Code that draws figures
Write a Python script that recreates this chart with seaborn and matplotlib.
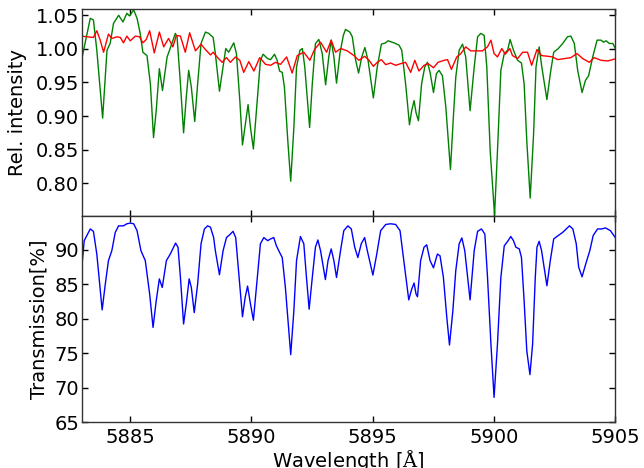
import numpy as np
import pandas as pd
import matplotlib
matplotlib.use("Agg")
import matplotlib.pyplot as plt
import seaborn as sns

# ---- data ----
green_x = [5883.00, 5883.35, 5883.48, 5883.62, 5883.86, 5884.04, 5884.17, 5884.31, 5884.52, 5884.70,
           5884.86, 5884.97, 5885.14, 5885.28, 5885.41, 5885.52, 5885.69, 5885.83, 5885.96, 5886.07,
           5886.20, 5886.33, 5886.52, 5886.62, 5886.86, 5886.93, 5887.07, 5887.20, 5887.31, 5887.41,
           5887.52, 5887.66, 5887.78, 5887.92, 5888.10, 5888.24, 5888.42, 5888.51, 5888.68, 5888.83,
           5888.94, 5889.06, 5889.27, 5889.38, 5889.52, 5889.63, 5889.75, 5889.86, 5889.96, 5890.08,
           5890.24, 5890.37, 5890.48, 5890.67, 5890.79, 5890.95, 5891.06, 5891.16, 5891.27, 5891.36,
           5891.50, 5891.62, 5891.75, 5891.86, 5892.00, 5892.10, 5892.20, 5892.40, 5892.51, 5892.64,
           5892.78, 5892.92, 5893.06, 5893.19, 5893.29, 5893.40, 5893.51, 5893.65, 5893.79, 5893.88,
           5894.06, 5894.16, 5894.30, 5894.42, 5894.55, 5894.68, 5894.81, 5895.03, 5895.19, 5895.36,
           5895.54, 5895.63, 5895.88, 5896.09, 5896.20, 5896.36, 5896.52, 5896.61, 5896.71, 5896.79,
           5896.89, 5897.02, 5897.15, 5897.26, 5897.37, 5897.51, 5897.63, 5897.74, 5897.88, 5898.02,
           5898.21, 5898.33, 5898.43, 5898.57, 5898.71, 5898.84, 5899.02, 5899.19, 5899.33, 5899.46,
           5899.60, 5899.71, 5899.85, 5900.03, 5900.15, 5900.29, 5900.43, 5900.57, 5900.67, 5900.81,
           5900.98, 5901.14, 5901.25, 5901.36, 5901.50, 5901.64, 5901.74, 5901.87, 5901.98, 5902.19,
           5902.33, 5902.47, 5902.66, 5902.84, 5903.04, 5903.18, 5903.32, 5903.46, 5903.64, 5903.78,
           5903.91, 5904.08, 5904.26, 5904.42, 5904.53, 5904.63, 5904.77, 5904.91, 5905.05]
green_y = [0.985, 1.0455, 1.043, 0.998, 0.897, 0.998, 1.008, 1.038, 1.050, 1.040,
           1.053, 1.049, 1.058, 1.0455, 1.023, 0.995, 0.990, 0.948, 0.868, 0.908,
           0.9705, 0.938, 0.988, 0.998, 1.023, 1.018, 0.948, 0.875, 0.928, 0.968,
           0.943, 0.892, 0.948, 1.008, 1.025, 1.023, 1.017, 0.993, 0.937, 0.973,
           1.0005, 0.995, 1.009, 0.993, 0.923, 0.857, 0.888, 0.917, 0.883, 0.851,
           0.923, 0.983, 0.992, 0.9855, 0.984, 0.992, 0.983, 0.967, 0.965, 0.943,
           0.863, 0.803, 0.883, 0.973, 0.998, 1.0005, 0.973, 0.883, 0.948, 1.008,
           1.014, 0.993, 0.9465, 0.988, 1.013, 0.988, 0.949, 0.993, 1.020, 1.029,
           1.025, 1.018, 0.983, 0.964, 0.988, 1.002, 0.983, 0.927, 0.973, 1.007,
           1.009, 1.012, 1.009, 1.0055, 0.998, 0.948, 0.887, 0.908, 0.923, 0.905,
           0.893, 0.948, 0.973, 0.980, 0.965, 0.935, 0.963, 0.968, 0.960, 0.913,
           0.8205, 0.898, 0.958, 0.998, 1.007, 0.988, 0.908, 0.973, 1.018, 1.023,
           1.020, 0.973, 0.848, 0.753, 0.848, 0.968, 0.993, 0.998, 1.014, 0.998,
           0.983, 0.979, 0.948, 0.863, 0.778, 0.873, 0.973, 1.003, 0.973, 0.9245,
           0.963, 0.995, 1.0005, 1.008, 1.018, 1.019, 1.008, 0.968, 0.935, 0.953,
           0.960, 0.988, 1.013, 1.013, 1.010, 1.012, 1.008, 1.008, 0.998]

red_x = [5883.00, 5883.21, 5883.48, 5883.62, 5883.76, 5883.90, 5884.10, 5884.24, 5884.45, 5884.59,
         5884.72, 5884.86, 5885.00, 5885.21, 5885.38, 5885.52, 5885.66, 5885.80, 5885.99, 5886.20,
         5886.38, 5886.58, 5886.76, 5886.90, 5887.07, 5887.27, 5887.45, 5887.69, 5887.92, 5888.10,
         5888.31, 5888.42, 5888.58, 5888.79, 5888.97, 5889.13, 5889.34, 5889.52, 5889.68, 5889.89,
         5890.10, 5890.34, 5890.58, 5890.79, 5890.99, 5891.20, 5891.45, 5891.68, 5891.89, 5892.16,
         5892.41, 5892.60, 5892.85, 5893.10, 5893.29, 5893.47, 5893.68, 5893.95, 5894.23, 5894.43,
         5894.67, 5894.85, 5895.03, 5895.19, 5895.36, 5895.54, 5895.74, 5895.95, 5896.16, 5896.36,
         5896.57, 5896.74, 5896.91, 5897.12, 5897.29, 5897.51, 5897.70, 5897.95, 5898.09, 5898.25,
         5898.47, 5898.64, 5898.84, 5899.05, 5899.26, 5899.53, 5899.74, 5899.88, 5900.01, 5900.15,
         5900.33, 5900.47, 5900.66, 5900.77, 5900.98, 5901.19, 5901.39, 5901.56, 5901.78, 5901.97,
         5902.22, 5902.43, 5902.63, 5902.91, 5903.18, 5903.43, 5903.67, 5903.94, 5904.14, 5904.42,
         5904.70, 5905.05]
red_y = [1.019, 1.018, 1.017, 1.027, 1.013, 0.995, 1.022, 1.0155, 1.018, 1.017,
         1.009, 1.019, 1.012, 1.019, 1.018, 1.009, 1.014, 1.027, 0.994, 1.025,
         1.003, 1.0155, 1.003, 1.020, 1.019, 0.995, 1.024, 0.997, 1.007, 0.999,
         0.991, 0.995, 0.988, 0.980, 0.987, 0.980, 0.988, 0.983, 0.965, 0.981,
         0.967, 0.987, 0.977, 0.9755, 0.980, 0.977, 0.988, 0.964, 0.990, 0.995,
         0.983, 0.999, 1.010, 0.995, 1.013, 0.995, 1.0005, 0.997, 0.990, 0.983,
         0.989, 0.983, 0.974, 0.980, 0.984, 0.9765, 0.979, 0.9755, 0.978, 0.980,
         0.965, 0.983, 0.967, 0.9755, 0.978, 0.972, 0.980, 0.983, 0.984, 0.9695,
         0.988, 0.993, 1.003, 0.997, 0.997, 0.997, 1.003, 1.013, 0.993, 0.988,
         1.0005, 0.992, 1.0005, 0.990, 0.9855, 0.995, 0.995, 0.9755, 0.999, 0.990,
         0.989, 0.988, 0.984, 0.9855, 0.987, 0.993, 0.9855, 0.980, 0.987, 0.983,
         0.982, 0.9855]

blue_x = [5883.00, 5883.10, 5883.35, 5883.48, 5883.62, 5883.84, 5883.97, 5884.10, 5884.24, 5884.38,
          5884.52, 5884.72, 5884.86, 5885.00, 5885.14, 5885.28, 5885.44, 5885.62, 5885.80, 5885.94,
          5886.07, 5886.20, 5886.32, 5886.49, 5886.65, 5886.87, 5886.97, 5887.07, 5887.20, 5887.31,
          5887.43, 5887.52, 5887.64, 5887.78, 5887.92, 5888.06, 5888.19, 5888.31, 5888.44, 5888.51,
          5888.68, 5888.83, 5888.97, 5889.10, 5889.24, 5889.35, 5889.49, 5889.63, 5889.74, 5889.84,
          5889.96, 5890.08, 5890.24, 5890.37, 5890.51, 5890.67, 5890.79, 5890.92, 5891.03, 5891.16,
          5891.27, 5891.40, 5891.52, 5891.62, 5891.75, 5891.86, 5892.02, 5892.16, 5892.27, 5892.38,
          5892.51, 5892.64, 5892.74, 5892.85, 5893.05, 5893.16, 5893.29, 5893.40, 5893.51, 5893.68,
          5893.81, 5893.98, 5894.12, 5894.26, 5894.39, 5894.53, 5894.67, 5894.78, 5895.01, 5895.17,
          5895.33, 5895.54, 5895.74, 5895.95, 5896.13, 5896.27, 5896.49, 5896.61, 5896.71, 5896.79,
          5896.85, 5896.98, 5897.12, 5897.23, 5897.37, 5897.51, 5897.67, 5897.78, 5897.92, 5898.06,
          5898.17, 5898.31, 5898.43, 5898.57, 5898.68, 5898.80, 5899.02, 5899.19, 5899.33, 5899.49,
          5899.63, 5899.74, 5899.88, 5900.01, 5900.15, 5900.29, 5900.43, 5900.57, 5900.70, 5900.81,
          5900.91, 5901.05, 5901.14, 5901.25, 5901.36, 5901.49, 5901.60, 5901.71, 5901.78, 5901.87,
          5901.97, 5902.19, 5902.33, 5902.47, 5902.66, 5902.84, 5903.12, 5903.26, 5903.40, 5903.50,
          5903.64, 5903.79, 5903.96, 5904.10, 5904.28, 5904.45, 5904.61, 5904.81, 5905.05]
blue_y = [87.5, 91.35, 93.05, 92.7, 89.4, 81.3, 85.05, 88.45, 89.9, 92.55,
          93.5, 93.5, 93.8, 93.9, 93.8, 92.8, 89.9, 88.45, 83.6, 78.75,
          82.6, 85.8, 84.55, 88.45, 89.4, 91.0, 90.4, 86.0, 79.25, 82.15,
          85.8, 84.55, 80.9, 85.05, 90.9, 93.05, 93.5, 93.3, 91.8, 89.9,
          86.4, 89.9, 91.8, 92.2, 92.7, 91.8, 86.0, 80.3, 83.1, 84.75,
          82.15, 79.8, 86.0, 90.9, 91.8, 91.35, 91.6, 91.8, 90.6, 89.65,
          88.9, 84.55, 79.25, 74.8, 81.2, 88.45, 91.95, 90.9, 86.0, 81.4,
          86.0, 90.4, 91.45, 89.9, 85.7, 88.45, 90.15, 88.45, 86.0, 90.0,
          92.8, 93.5, 93.05, 90.4, 88.9, 90.9, 91.8, 89.9, 86.35, 89.4,
          92.8, 93.7, 93.8, 93.7, 92.8, 88.9, 82.75, 84.3, 85.2, 83.6,
          83.2, 88.45, 90.4, 90.75, 88.45, 87.4, 89.4, 89.15, 86.0, 80.2,
          76.2, 81.2, 87.0, 90.9, 91.75, 89.9, 82.75, 89.9, 92.7, 93.05,
          92.3, 86.0, 76.35, 68.6, 76.35, 86.0, 90.6, 91.25, 91.95, 91.35,
          90.4, 90.15, 88.9, 82.6, 75.35, 71.9, 76.35, 86.0, 90.4, 91.25,
          89.9, 84.8, 88.45, 91.6, 92.1, 92.55, 93.5, 93.05, 90.9, 87.5,
          86.1, 87.95, 89.9, 92.1, 93.05, 93.05, 93.2, 92.8, 91.6]

x_ticks = [5885, 5890, 5895, 5900, 5905]
top_yticks = [0.80, 0.85, 0.90, 0.95, 1.00, 1.05]
bottom_yticks = [65, 70, 75, 80, 85, 90]

# ---- style ----
sns.set_style("ticks", {"xtick.direction": "in", "ytick.direction": "in",
                        "axes.edgecolor": "#333333", "text.color": "black",
                        "axes.labelcolor": "black", "xtick.color": "black",
                        "ytick.color": "black"})
plt.rcParams["font.family"] = ["DejaVu Sans"]
plt.rcParams["mathtext.fontset"] = "dejavuserif"
plt.rcParams["font.size"] = 14

FS = 14
fig, (ax1, ax2) = plt.subplots(2, 1, sharex=True, figsize=(6.44, 4.68), dpi=100)
fig.subplots_adjust(left=0.127, right=0.955, top=0.981, bottom=0.098, hspace=0)

sns.lineplot(x=green_x, y=green_y, ax=ax1, color=(0, 0.5, 0), lw=1, estimator=None, sort=False)
sns.lineplot(x=red_x, y=red_y, ax=ax1, color=(1, 0, 0), lw=1, estimator=None, sort=False)
sns.lineplot(x=blue_x, y=blue_y, ax=ax2, color=(0, 0, 1), lw=1, estimator=None, sort=False)

ax1.set_xlim(5883, 5905)
ax1.set_ylim(0.752, 1.0595)
ax1.set_yticks(top_yticks)
ax1.set_yticklabels([f"{v:.2f}" for v in top_yticks])
ax2.set_ylim(65, 95)
ax2.set_yticks(bottom_yticks)
ax2.set_xticks(x_ticks)
ax2.set_xticklabels([str(v) for v in x_ticks])

ax1.set_ylabel("Rel. intensity", fontsize=FS, labelpad=6)
ax2.set_ylabel("Transmission[%]", fontsize=FS, labelpad=4)
ax2.set_xlabel(r"Wavelength [$\mathrm{\AA}$]", fontsize=FS, labelpad=1)

for ax in (ax1, ax2):
    ax.tick_params(direction="in", top=True, right=True, length=4, width=1,
                   labelsize=FS, pad=2)
    for s in ax.spines.values():
        s.set_visible(True)
        s.set_linewidth(1)
ax2.tick_params(axis="x", pad=4)
ax1.tick_params(labelbottom=False)

fig.savefig("out.png", dpi=100)
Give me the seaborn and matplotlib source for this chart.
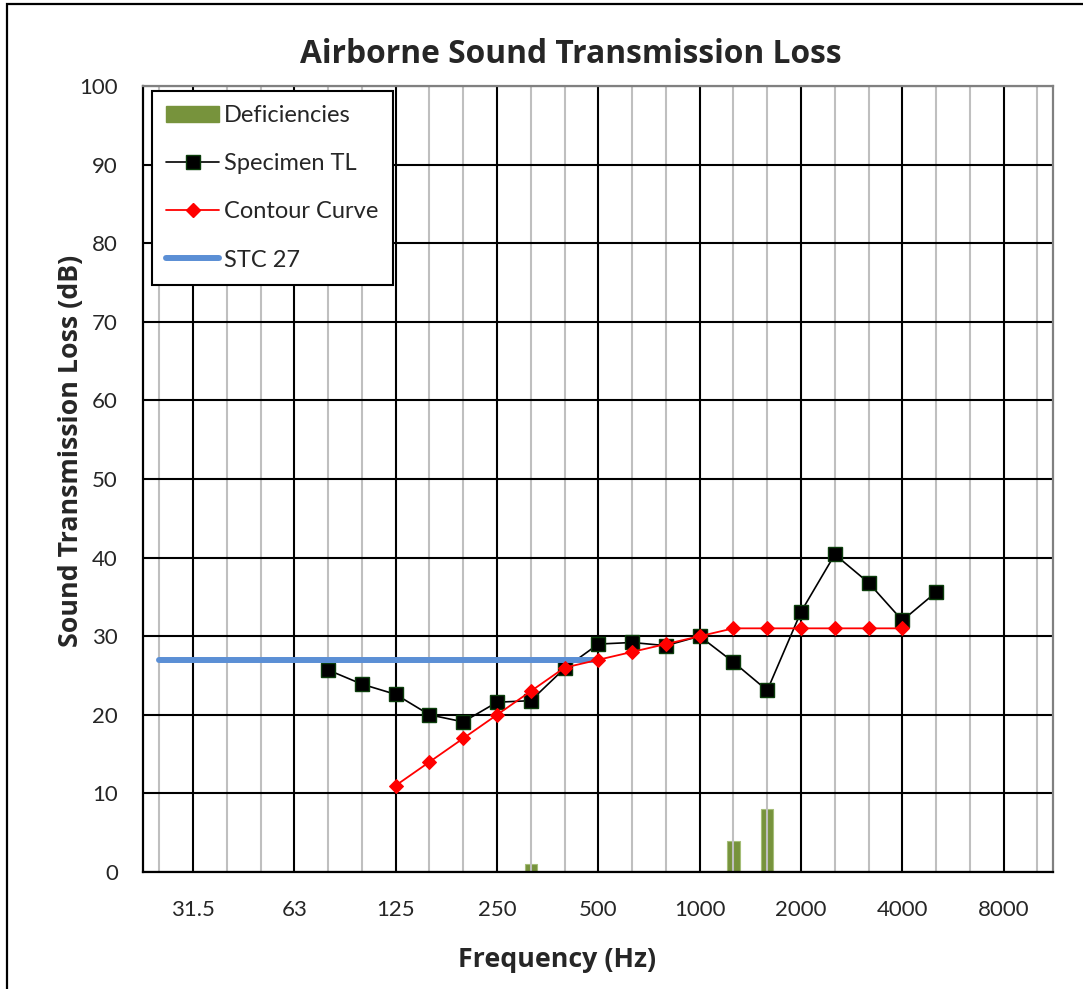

**GIVEN EXERCISE:** Reproduce the data above word for word from its first line through the line that holds "import seaborn as sns", both ends included; skip pictures.

**RESPONSE FOR THIS EXERCISE:**
Write a Python script that recreates this chart with seaborn and matplotlib.
import numpy as np
import pandas as pd
import matplotlib
matplotlib.use("Agg")
import matplotlib.pyplot as plt
import seaborn as sns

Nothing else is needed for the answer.